## What is expected:
Set down every entry again word for word, please, but skip the pictures.

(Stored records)
++++++

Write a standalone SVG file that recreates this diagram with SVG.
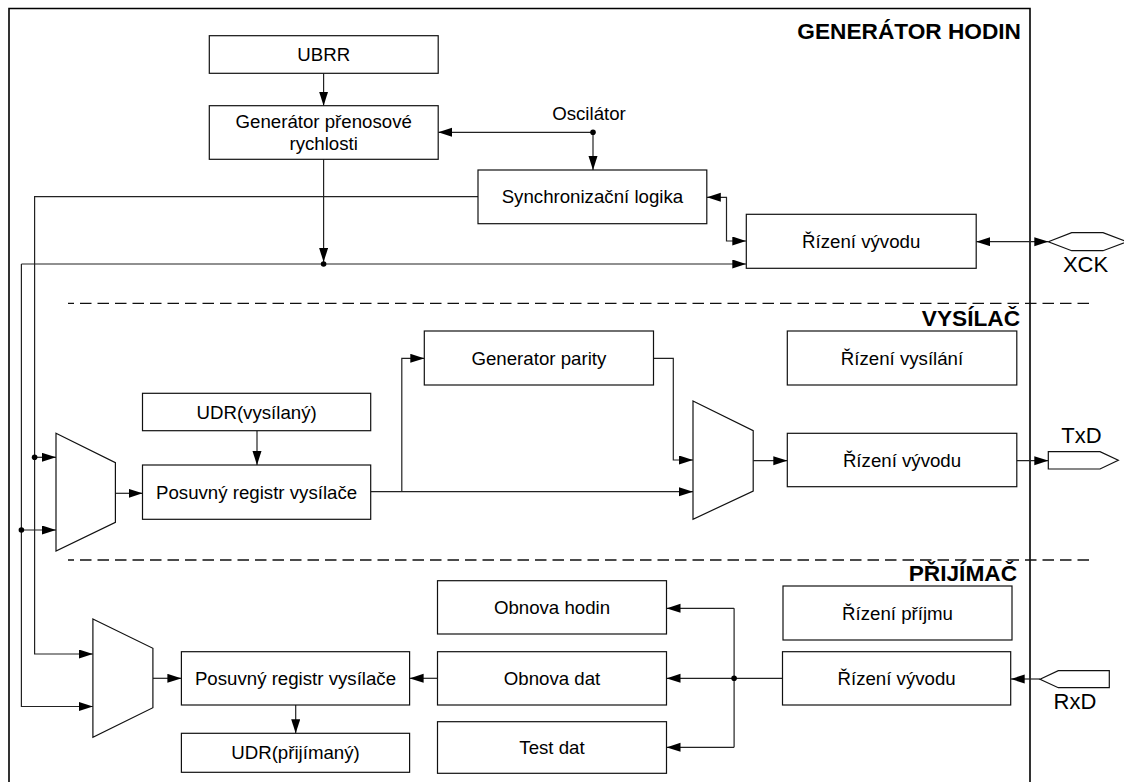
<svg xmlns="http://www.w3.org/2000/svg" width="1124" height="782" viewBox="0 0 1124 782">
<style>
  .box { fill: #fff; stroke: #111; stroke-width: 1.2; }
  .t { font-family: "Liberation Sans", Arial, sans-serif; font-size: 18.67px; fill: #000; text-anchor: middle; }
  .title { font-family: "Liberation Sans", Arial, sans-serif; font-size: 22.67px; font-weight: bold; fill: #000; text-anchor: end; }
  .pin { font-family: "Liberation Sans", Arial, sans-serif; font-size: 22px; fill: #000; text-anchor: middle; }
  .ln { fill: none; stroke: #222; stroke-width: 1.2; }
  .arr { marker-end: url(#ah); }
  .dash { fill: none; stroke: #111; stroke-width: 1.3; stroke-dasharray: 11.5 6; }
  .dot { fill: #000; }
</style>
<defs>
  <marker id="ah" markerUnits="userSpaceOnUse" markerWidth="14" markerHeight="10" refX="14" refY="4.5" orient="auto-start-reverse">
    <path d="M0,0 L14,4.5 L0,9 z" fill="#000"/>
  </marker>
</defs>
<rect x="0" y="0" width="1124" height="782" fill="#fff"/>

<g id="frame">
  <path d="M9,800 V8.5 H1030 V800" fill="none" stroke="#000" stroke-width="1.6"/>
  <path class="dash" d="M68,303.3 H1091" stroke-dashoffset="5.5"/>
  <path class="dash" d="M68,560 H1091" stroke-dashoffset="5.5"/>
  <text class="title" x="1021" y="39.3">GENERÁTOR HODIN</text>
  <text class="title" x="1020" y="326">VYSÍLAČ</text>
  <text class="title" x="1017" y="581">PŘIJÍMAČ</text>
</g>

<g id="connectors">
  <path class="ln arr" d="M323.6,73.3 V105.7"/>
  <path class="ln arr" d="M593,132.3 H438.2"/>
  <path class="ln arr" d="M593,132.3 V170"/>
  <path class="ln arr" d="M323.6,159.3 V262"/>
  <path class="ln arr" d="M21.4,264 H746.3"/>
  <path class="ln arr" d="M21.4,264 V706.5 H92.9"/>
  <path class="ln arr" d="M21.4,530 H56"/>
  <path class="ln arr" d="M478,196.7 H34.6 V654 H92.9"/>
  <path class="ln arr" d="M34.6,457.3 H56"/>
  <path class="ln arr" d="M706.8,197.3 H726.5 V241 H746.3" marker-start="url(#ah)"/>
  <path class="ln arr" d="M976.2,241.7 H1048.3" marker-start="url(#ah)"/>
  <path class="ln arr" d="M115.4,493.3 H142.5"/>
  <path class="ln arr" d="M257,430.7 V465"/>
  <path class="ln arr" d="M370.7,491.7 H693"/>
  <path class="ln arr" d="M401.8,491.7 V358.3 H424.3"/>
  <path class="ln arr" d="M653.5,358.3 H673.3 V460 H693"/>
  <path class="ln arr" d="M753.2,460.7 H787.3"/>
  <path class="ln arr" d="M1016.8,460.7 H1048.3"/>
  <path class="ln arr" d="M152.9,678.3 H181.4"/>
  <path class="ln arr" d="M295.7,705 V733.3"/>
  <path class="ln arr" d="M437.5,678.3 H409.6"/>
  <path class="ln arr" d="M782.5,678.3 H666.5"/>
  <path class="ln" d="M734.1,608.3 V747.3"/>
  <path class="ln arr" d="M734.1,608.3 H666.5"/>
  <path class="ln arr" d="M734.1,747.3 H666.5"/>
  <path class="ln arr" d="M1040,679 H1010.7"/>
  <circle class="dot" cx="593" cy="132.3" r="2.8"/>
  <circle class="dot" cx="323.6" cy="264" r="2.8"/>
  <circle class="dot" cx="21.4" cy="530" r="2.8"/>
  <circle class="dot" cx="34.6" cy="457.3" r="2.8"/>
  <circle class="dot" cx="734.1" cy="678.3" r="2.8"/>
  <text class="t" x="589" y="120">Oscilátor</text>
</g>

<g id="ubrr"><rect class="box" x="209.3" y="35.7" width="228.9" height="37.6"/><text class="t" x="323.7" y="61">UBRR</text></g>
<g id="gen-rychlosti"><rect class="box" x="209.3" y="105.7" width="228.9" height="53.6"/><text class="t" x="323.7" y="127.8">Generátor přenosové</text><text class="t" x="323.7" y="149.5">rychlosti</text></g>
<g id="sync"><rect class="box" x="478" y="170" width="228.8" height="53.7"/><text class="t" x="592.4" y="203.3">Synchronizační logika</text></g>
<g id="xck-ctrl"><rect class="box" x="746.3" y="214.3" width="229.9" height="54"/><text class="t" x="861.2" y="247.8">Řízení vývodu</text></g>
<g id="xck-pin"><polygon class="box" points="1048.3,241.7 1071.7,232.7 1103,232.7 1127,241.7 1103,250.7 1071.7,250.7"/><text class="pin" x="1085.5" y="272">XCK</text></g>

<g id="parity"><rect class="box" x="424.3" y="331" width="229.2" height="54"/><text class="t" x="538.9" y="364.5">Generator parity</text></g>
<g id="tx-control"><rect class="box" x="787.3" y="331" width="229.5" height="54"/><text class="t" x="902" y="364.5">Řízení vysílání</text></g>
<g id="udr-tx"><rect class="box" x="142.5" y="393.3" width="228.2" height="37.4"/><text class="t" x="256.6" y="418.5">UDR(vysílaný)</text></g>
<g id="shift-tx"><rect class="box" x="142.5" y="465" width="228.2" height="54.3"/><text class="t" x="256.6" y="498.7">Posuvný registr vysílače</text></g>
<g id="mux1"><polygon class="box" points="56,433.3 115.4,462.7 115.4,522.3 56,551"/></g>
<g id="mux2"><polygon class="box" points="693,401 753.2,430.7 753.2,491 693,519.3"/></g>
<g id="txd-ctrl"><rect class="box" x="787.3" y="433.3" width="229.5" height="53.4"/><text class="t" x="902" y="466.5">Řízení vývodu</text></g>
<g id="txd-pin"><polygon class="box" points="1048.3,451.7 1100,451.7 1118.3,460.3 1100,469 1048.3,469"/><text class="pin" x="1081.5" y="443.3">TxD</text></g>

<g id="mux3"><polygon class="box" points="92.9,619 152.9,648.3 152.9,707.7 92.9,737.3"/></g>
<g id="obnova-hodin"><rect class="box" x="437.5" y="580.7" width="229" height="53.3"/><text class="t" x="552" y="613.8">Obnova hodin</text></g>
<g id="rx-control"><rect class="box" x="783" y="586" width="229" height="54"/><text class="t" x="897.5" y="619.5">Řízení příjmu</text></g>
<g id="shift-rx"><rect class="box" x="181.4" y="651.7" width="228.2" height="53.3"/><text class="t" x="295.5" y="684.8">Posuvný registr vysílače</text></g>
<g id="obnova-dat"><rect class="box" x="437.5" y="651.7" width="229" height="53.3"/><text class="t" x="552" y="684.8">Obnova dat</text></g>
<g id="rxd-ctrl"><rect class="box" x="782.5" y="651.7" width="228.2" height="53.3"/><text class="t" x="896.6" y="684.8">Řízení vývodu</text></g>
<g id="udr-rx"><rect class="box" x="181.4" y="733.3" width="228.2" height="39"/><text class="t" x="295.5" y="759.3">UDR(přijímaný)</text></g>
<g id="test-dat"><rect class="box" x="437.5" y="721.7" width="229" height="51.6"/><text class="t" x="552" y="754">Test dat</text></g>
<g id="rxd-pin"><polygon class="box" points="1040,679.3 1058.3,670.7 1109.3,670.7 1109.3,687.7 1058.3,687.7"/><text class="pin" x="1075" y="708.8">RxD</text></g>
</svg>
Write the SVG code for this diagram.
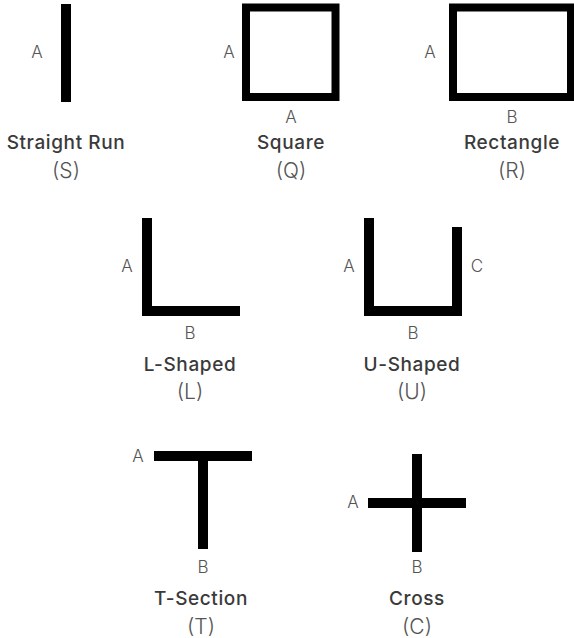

++++++

## Answer to the task:
Write a standalone SVG file that recreates this diagram with SVG.
<svg xmlns="http://www.w3.org/2000/svg" width="1124" height="782" viewBox="0 0 1124 782">
<style>
  .box { fill: #fff; stroke: #111; stroke-width: 1.2; }
  .t { font-family: "Liberation Sans", Arial, sans-serif; font-size: 18.67px; fill: #000; text-anchor: middle; }
  .title { font-family: "Liberation Sans", Arial, sans-serif; font-size: 22.67px; font-weight: bold; fill: #000; text-anchor: end; }
  .pin { font-family: "Liberation Sans", Arial, sans-serif; font-size: 22px; fill: #000; text-anchor: middle; }
  .ln { fill: none; stroke: #222; stroke-width: 1.2; }
  .arr { marker-end: url(#ah); }
  .dash { fill: none; stroke: #111; stroke-width: 1.3; stroke-dasharray: 11.5 6; }
  .dot { fill: #000; }
</style>
<defs>
  <marker id="ah" markerUnits="userSpaceOnUse" markerWidth="14" markerHeight="10" refX="14" refY="4.5" orient="auto-start-reverse">
    <path d="M0,0 L14,4.5 L0,9 z" fill="#000"/>
  </marker>
</defs>
<rect x="0" y="0" width="1124" height="782" fill="#fff"/>

<g id="frame">
  <path d="M9,800 V8.5 H1030 V800" fill="none" stroke="#000" stroke-width="1.6"/>
  <path class="dash" d="M68,303.3 H1091" stroke-dashoffset="5.5"/>
  <path class="dash" d="M68,560 H1091" stroke-dashoffset="5.5"/>
  <text class="title" x="1021" y="39.3">GENERÁTOR HODIN</text>
  <text class="title" x="1020" y="326">VYSÍLAČ</text>
  <text class="title" x="1017" y="581">PŘIJÍMAČ</text>
</g>

<g id="connectors">
  <path class="ln arr" d="M323.6,73.3 V105.7"/>
  <path class="ln arr" d="M593,132.3 H438.2"/>
  <path class="ln arr" d="M593,132.3 V170"/>
  <path class="ln arr" d="M323.6,159.3 V262"/>
  <path class="ln arr" d="M21.4,264 H746.3"/>
  <path class="ln arr" d="M21.4,264 V706.5 H92.9"/>
  <path class="ln arr" d="M21.4,530 H56"/>
  <path class="ln arr" d="M478,196.7 H34.6 V654 H92.9"/>
  <path class="ln arr" d="M34.6,457.3 H56"/>
  <path class="ln arr" d="M706.8,197.3 H726.5 V241 H746.3" marker-start="url(#ah)"/>
  <path class="ln arr" d="M976.2,241.7 H1048.3" marker-start="url(#ah)"/>
  <path class="ln arr" d="M115.4,493.3 H142.5"/>
  <path class="ln arr" d="M257,430.7 V465"/>
  <path class="ln arr" d="M370.7,491.7 H693"/>
  <path class="ln arr" d="M401.8,491.7 V358.3 H424.3"/>
  <path class="ln arr" d="M653.5,358.3 H673.3 V460 H693"/>
  <path class="ln arr" d="M753.2,460.7 H787.3"/>
  <path class="ln arr" d="M1016.8,460.7 H1048.3"/>
  <path class="ln arr" d="M152.9,678.3 H181.4"/>
  <path class="ln arr" d="M295.7,705 V733.3"/>
  <path class="ln arr" d="M437.5,678.3 H409.6"/>
  <path class="ln arr" d="M782.5,678.3 H666.5"/>
  <path class="ln" d="M734.1,608.3 V747.3"/>
  <path class="ln arr" d="M734.1,608.3 H666.5"/>
  <path class="ln arr" d="M734.1,747.3 H666.5"/>
  <path class="ln arr" d="M1040,679 H1010.7"/>
  <circle class="dot" cx="593" cy="132.3" r="2.8"/>
  <circle class="dot" cx="323.6" cy="264" r="2.8"/>
  <circle class="dot" cx="21.4" cy="530" r="2.8"/>
  <circle class="dot" cx="34.6" cy="457.3" r="2.8"/>
  <circle class="dot" cx="734.1" cy="678.3" r="2.8"/>
  <text class="t" x="589" y="120">Oscilátor</text>
</g>

<g id="ubrr"><rect class="box" x="209.3" y="35.7" width="228.9" height="37.6"/><text class="t" x="323.7" y="61">UBRR</text></g>
<g id="gen-rychlosti"><rect class="box" x="209.3" y="105.7" width="228.9" height="53.6"/><text class="t" x="323.7" y="127.8">Generátor přenosové</text><text class="t" x="323.7" y="149.5">rychlosti</text></g>
<g id="sync"><rect class="box" x="478" y="170" width="228.8" height="53.7"/><text class="t" x="592.4" y="203.3">Synchronizační logika</text></g>
<g id="xck-ctrl"><rect class="box" x="746.3" y="214.3" width="229.9" height="54"/><text class="t" x="861.2" y="247.8">Řízení vývodu</text></g>
<g id="xck-pin"><polygon class="box" points="1048.3,241.7 1071.7,232.7 1103,232.7 1127,241.7 1103,250.7 1071.7,250.7"/><text class="pin" x="1085.5" y="272">XCK</text></g>

<g id="parity"><rect class="box" x="424.3" y="331" width="229.2" height="54"/><text class="t" x="538.9" y="364.5">Generator parity</text></g>
<g id="tx-control"><rect class="box" x="787.3" y="331" width="229.5" height="54"/><text class="t" x="902" y="364.5">Řízení vysílání</text></g>
<g id="udr-tx"><rect class="box" x="142.5" y="393.3" width="228.2" height="37.4"/><text class="t" x="256.6" y="418.5">UDR(vysílaný)</text></g>
<g id="shift-tx"><rect class="box" x="142.5" y="465" width="228.2" height="54.3"/><text class="t" x="256.6" y="498.7">Posuvný registr vysílače</text></g>
<g id="mux1"><polygon class="box" points="56,433.3 115.4,462.7 115.4,522.3 56,551"/></g>
<g id="mux2"><polygon class="box" points="693,401 753.2,430.7 753.2,491 693,519.3"/></g>
<g id="txd-ctrl"><rect class="box" x="787.3" y="433.3" width="229.5" height="53.4"/><text class="t" x="902" y="466.5">Řízení vývodu</text></g>
<g id="txd-pin"><polygon class="box" points="1048.3,451.7 1100,451.7 1118.3,460.3 1100,469 1048.3,469"/><text class="pin" x="1081.5" y="443.3">TxD</text></g>

<g id="mux3"><polygon class="box" points="92.9,619 152.9,648.3 152.9,707.7 92.9,737.3"/></g>
<g id="obnova-hodin"><rect class="box" x="437.5" y="580.7" width="229" height="53.3"/><text class="t" x="552" y="613.8">Obnova hodin</text></g>
<g id="rx-control"><rect class="box" x="783" y="586" width="229" height="54"/><text class="t" x="897.5" y="619.5">Řízení příjmu</text></g>
<g id="shift-rx"><rect class="box" x="181.4" y="651.7" width="228.2" height="53.3"/><text class="t" x="295.5" y="684.8">Posuvný registr vysílače</text></g>
<g id="obnova-dat"><rect class="box" x="437.5" y="651.7" width="229" height="53.3"/><text class="t" x="552" y="684.8">Obnova dat</text></g>
<g id="rxd-ctrl"><rect class="box" x="782.5" y="651.7" width="228.2" height="53.3"/><text class="t" x="896.6" y="684.8">Řízení vývodu</text></g>
<g id="udr-rx"><rect class="box" x="181.4" y="733.3" width="228.2" height="39"/><text class="t" x="295.5" y="759.3">UDR(přijímaný)</text></g>
<g id="test-dat"><rect class="box" x="437.5" y="721.7" width="229" height="51.6"/><text class="t" x="552" y="754">Test dat</text></g>
<g id="rxd-pin"><polygon class="box" points="1040,679.3 1058.3,670.7 1109.3,670.7 1109.3,687.7 1058.3,687.7"/><text class="pin" x="1075" y="708.8">RxD</text></g>
</svg>
Write the SVG code for this diagram.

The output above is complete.